El hecho de que los discípulos estuvieran con las puertas cerradas era un signo más del miedo que sentían, pues aún no percibían que el Resucitado estaba con ellos. Su presencia era una invitación a creer lo que tanto les había anunciado: su vida, muerte y resurrección. Por eso que recurrir a esta convicción cada vez que el miedo nos invade es legítimo: “no creemos en la resurrección por el hecho de ser cristianos, sino porque creemos en la resurrección, somos cristianos”.
Jesús se presenta ante los discípulos y les dice: ¡La paz esté con ustedes! Es la paz que viene después de su victoria, pues él ha vencido al mal, la muerte, el odio y todo egoísmo desmedido. Hoy, el mundo enfrenta grandes enfermedades, como el sida o el cáncer; pero quizá la enfermedad más grave que lo amenaza es el pecado y sus consecuencias. Sobre todo en sus manifestaciones de individualismo y soberbia. Jesús nos ofrece su paz porque es el mejor remedio para vencer toda incredulidad y solo los que estén afianzados en ella pueden responder a la misión que se les ha confiado.
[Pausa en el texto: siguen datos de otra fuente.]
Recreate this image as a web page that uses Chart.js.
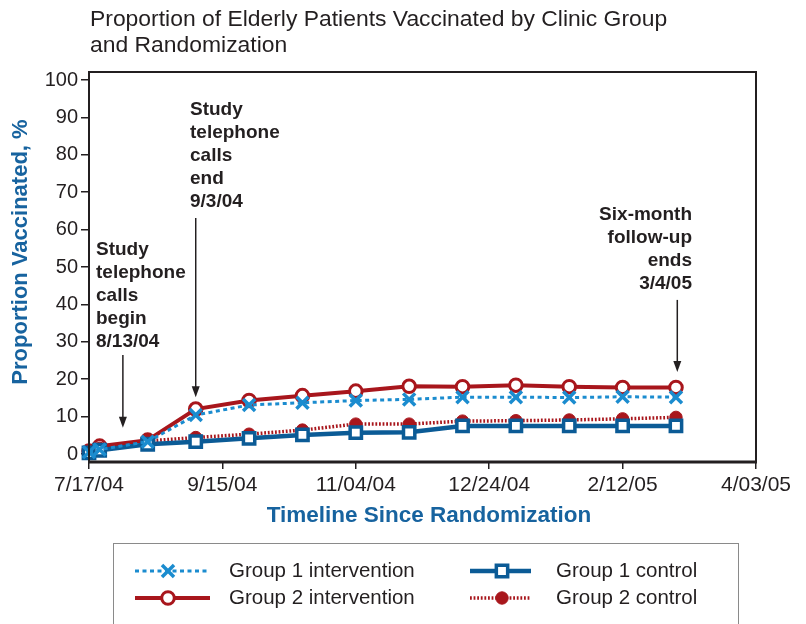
<!DOCTYPE html>
<html>
<head>
<meta charset="utf-8">
<script src="https://cdn.jsdelivr.net/npm/chart.js@4.4.1/dist/chart.umd.min.js"></script>
<style>
  html, body { margin: 0; padding: 0; background: #fff; }
  #wrap { width: 806px; height: 624px; position: relative; }
</style>
</head>
<body>
<div id="wrap"><canvas id="chart" width="806" height="624"></canvas></div>
<script>
// days since randomization (7/17/04 = day 0)
var days = [0, 4, 22, 40, 60, 80, 100, 120, 140, 160, 180, 200, 220];

var group1Intervention = [0.5, 1.2, 3.3, 10.4, 13.1, 13.7, 14.3, 14.6, 15.2, 15.2, 15.1, 15.3, 15.2];
var group2Intervention = [0.8, 2.1, 3.7, 12.0, 14.3, 15.6, 16.8, 18.1, 18.0, 18.4, 18.0, 17.8, 17.8];
var group1Control = [0.3, 1.0, 2.6, 3.3, 4.2, 5.1, 5.7, 5.8, 7.5, 7.5, 7.5, 7.5, 7.5];
var group2Control = [0.8, 1.5, 3.5, 4.4, 5.3, 6.4, 8.0, 8.0, 8.8, 8.9, 9.1, 9.4, 9.8];

var xTickDays = [0, 50, 100, 150, 200, 250];
var xTickLabels = ['7/17/04', '9/15/04', '11/04/04', '12/24/04', '2/12/05', '4/03/05'];
var yTickValues = [0, 10, 20, 30, 40, 50, 60, 70, 80, 90, 100];

// arrows: [day, from %, to %]
var arrows = [[12.7, 26.5, 7.0], [40, 63.1, 15.2], [220.5, 41.2, 21.9]];

var TEXT = '#231f20';
var RED = '#a8161c';
var DARKBLUE = '#0b5b96';
var LIGHTBLUE = '#1b8ccf';
var AXISBLUE = '#17639f';
var FONT = '"Liberation Sans", Arial, sans-serif';

function pts(vals) {
  var out = [];
  for (var i = 0; i < days.length; i++) out.push({ x: days[i], y: vals[i] });
  return out;
}

var datasets = [
  {
    label: 'Group 1 intervention',
    data: pts(group1Intervention),
    borderColor: LIGHTBLUE, borderWidth: 3, borderDash: [4, 3.5],
    pointStyle: 'crossRot', pointRadius: 8.5, pointBorderWidth: 3.5,
    pointBorderColor: LIGHTBLUE, pointBackgroundColor: LIGHTBLUE
  },
  {
    label: 'Group 1 control',
    data: pts(group1Control),
    borderColor: DARKBLUE, borderWidth: 4.5,
    pointStyle: 'rect', pointRadius: 8, pointBorderWidth: 3.5,
    pointBorderColor: DARKBLUE, pointBackgroundColor: '#ffffff'
  },
  {
    label: 'Group 2 control',
    data: pts(group2Control),
    borderColor: RED, borderWidth: 3.5, borderDash: [1.8, 1.8],
    pointStyle: 'circle', pointRadius: 6.2, pointBorderWidth: 1,
    pointBorderColor: RED, pointBackgroundColor: RED
  },
  {
    label: 'Group 2 intervention',
    data: pts(group2Intervention),
    borderColor: RED, borderWidth: 4,
    pointStyle: 'circle', pointRadius: 6.3, pointBorderWidth: 3,
    pointBorderColor: RED, pointBackgroundColor: '#ffffff'
  }
];

// legend order as in the picture: [datasetIndex, column, row]
var legendOrder = [[0, 0, 0], [3, 0, 1], [1, 1, 0], [2, 1, 1]];

function drawMarker(ctx, ds, x, y) {
  Chart.helpers.drawPoint(ctx, {
    pointStyle: ds.pointStyle,
    radius: ds.pointRadius,
    borderWidth: ds.pointBorderWidth,
    rotation: 0
  }, x, y);
}

var extras = {
  id: 'extras',
  afterDraw: function (chart) {
    var ctx = chart.ctx;
    var a = chart.chartArea;
    var xs = chart.scales.x, ys = chart.scales.y;
    ctx.save();

    // box around plot
    ctx.strokeStyle = TEXT;
    ctx.lineWidth = 2;
    ctx.strokeRect(a.left, a.top, a.right - a.left, a.bottom - a.top);
    ctx.lineWidth = 3;
    ctx.beginPath();
    ctx.moveTo(a.left - 1, a.bottom);
    ctx.lineTo(a.right + 1, a.bottom);
    ctx.stroke();

    // title
    ctx.fillStyle = TEXT;
    ctx.font = '22.9px ' + FONT;
    ctx.textBaseline = 'middle';
    ctx.textAlign = 'left';
    ctx.fillText('Proportion of Elderly Patients Vaccinated by Clinic Group', 90, 20);
    ctx.fillText('and Randomization', 90, 46);

    // axis titles
    ctx.fillStyle = AXISBLUE;
    ctx.font = 'bold 22.5px ' + FONT;
    ctx.textAlign = 'center';
    ctx.fillText('Timeline Since Randomization', 429, 516);
    ctx.save();
    ctx.translate(21, 252);
    ctx.rotate(-Math.PI / 2);
    ctx.font = 'bold 22px ' + FONT;
    ctx.fillText('Proportion Vaccinated, %', 0, 0);
    ctx.restore();

    // annotations
    ctx.fillStyle = TEXT;
    ctx.font = 'bold 19px ' + FONT;
    var notes = [
      { x: 96, y: 250, align: 'left', lines: ['Study', 'telephone', 'calls', 'begin', '8/13/04'] },
      { x: 190, y: 110, align: 'left', lines: ['Study', 'telephone', 'calls', 'end', '9/3/04'] },
      { x: 692, y: 215, align: 'right', lines: ['Six-month', 'follow-up', 'ends', '3/4/05'] }
    ];
    notes.forEach(function (n) {
      ctx.textAlign = n.align;
      n.lines.forEach(function (t, i) { ctx.fillText(t, n.x, n.y + i * 23); });
    });

    // arrows
    ctx.strokeStyle = TEXT;
    ctx.lineWidth = 1.5;
    arrows.forEach(function (ar) {
      var px = xs.getPixelForValue(ar[0]);
      var y1 = ys.getPixelForValue(ar[1]);
      var y2 = ys.getPixelForValue(ar[2]);
      ctx.beginPath();
      ctx.moveTo(px, y1);
      ctx.lineTo(px, y2 - 8);
      ctx.stroke();
      ctx.beginPath();
      ctx.moveTo(px - 4, y2 - 11);
      ctx.lineTo(px + 4, y2 - 11);
      ctx.lineTo(px, y2);
      ctx.closePath();
      ctx.fill();
    });

    // legend
    ctx.strokeStyle = '#8a8a8a';
    ctx.lineWidth = 1;
    ctx.strokeRect(113.5, 543.5, 625, 100);
    ctx.font = '20.5px ' + FONT;
    ctx.textAlign = 'left';
    legendOrder.forEach(function (e) {
      var ds = chart.data.datasets[e[0]];
      var x0 = e[1] === 0 ? 135 : 470;
      var x1 = e[1] === 0 ? 210 : 531;
      var xm = e[1] === 0 ? 168 : 502;
      var y0 = e[2] === 0 ? 571 : 598;
      ctx.save();
      ctx.strokeStyle = ds.borderColor;
      ctx.lineWidth = ds.borderWidth;
      ctx.setLineDash(ds.borderDash || []);
      ctx.beginPath();
      ctx.moveTo(x0, y0);
      ctx.lineTo(x1, y0);
      ctx.stroke();
      ctx.setLineDash([]);
      ctx.strokeStyle = ds.pointBorderColor;
      ctx.fillStyle = ds.pointBackgroundColor;
      ctx.lineWidth = ds.pointBorderWidth;
      drawMarker(ctx, ds, xm, y0);
      ctx.restore();
      ctx.fillStyle = TEXT;
      ctx.fillText(ds.label, e[1] === 0 ? 229 : 556, y0);
    });

    ctx.restore();
  }
};

new Chart(document.getElementById('chart'), {
  type: 'line',
  data: { datasets: datasets },
  options: {
    responsive: false,
    animation: false,
    layout: { padding: { left: 0, right: 50, top: 72, bottom: 92 } },
    datasets: { line: { clip: false, tension: 0 } },
    plugins: { legend: { display: false }, tooltip: { enabled: false }, title: { display: false } },
    scales: {
      x: {
        type: 'linear', min: 0, max: 250,
        afterBuildTicks: function (s) { s.ticks = xTickDays.map(function (v) { return { value: v }; }); },
        afterFit: function (s) { s.height = 70; },
        ticks: {
          color: TEXT, font: { family: FONT, size: 21 }, padding: 4, maxRotation: 0,
          callback: function (v) { return xTickLabels[xTickDays.indexOf(v)]; }
        },
        grid: { drawOnChartArea: false, tickLength: 7, color: TEXT, lineWidth: 1.5 },
        border: { display: false }
      },
      y: {
        min: -2.14, max: 102.14,
        afterBuildTicks: function (s) { s.ticks = yTickValues.map(function (v) { return { value: v }; }); },
        afterFit: function (s) { s.width = 89; },
        ticks: { color: TEXT, font: { family: FONT, size: 20 }, padding: 3 },
        grid: { drawOnChartArea: false, tickLength: 8, color: TEXT, lineWidth: 1.5 },
        border: { display: false }
      }
    }
  },
  plugins: [extras]
});
</script>
</body>
</html>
Sabemos que la resurrección de Jesús no fue un hecho aislado e individual, que solo afectó al propio Jesús, sino que involucra a todo creyente. No obstante, exigir a Dios signos, prodigios o milagros ?como lo hizo Tomás? es un despropósito. A Dios se le suplica, pide, pero no se le exige. Dios es paciente y respeta los tiempos de crecimiento espiritual de cada persona. Él nos concede su gracia, pero requiere nuestra aceptación, con apertura a su Espíritu Santo, que nos capacita para encarnar su misión y vivir un anticipo de la resurrección “aquí y ahora”. Anticipo que, si no se percibe, no es porque no se crea, sino porque aún no termina de plasmarse concretamente en los que dicen seguir o imitar al Resucitado.
“Se puso en medio de ellos y les dijo: ‘¡La paz esté con ustedes!’” Jn 20, 26.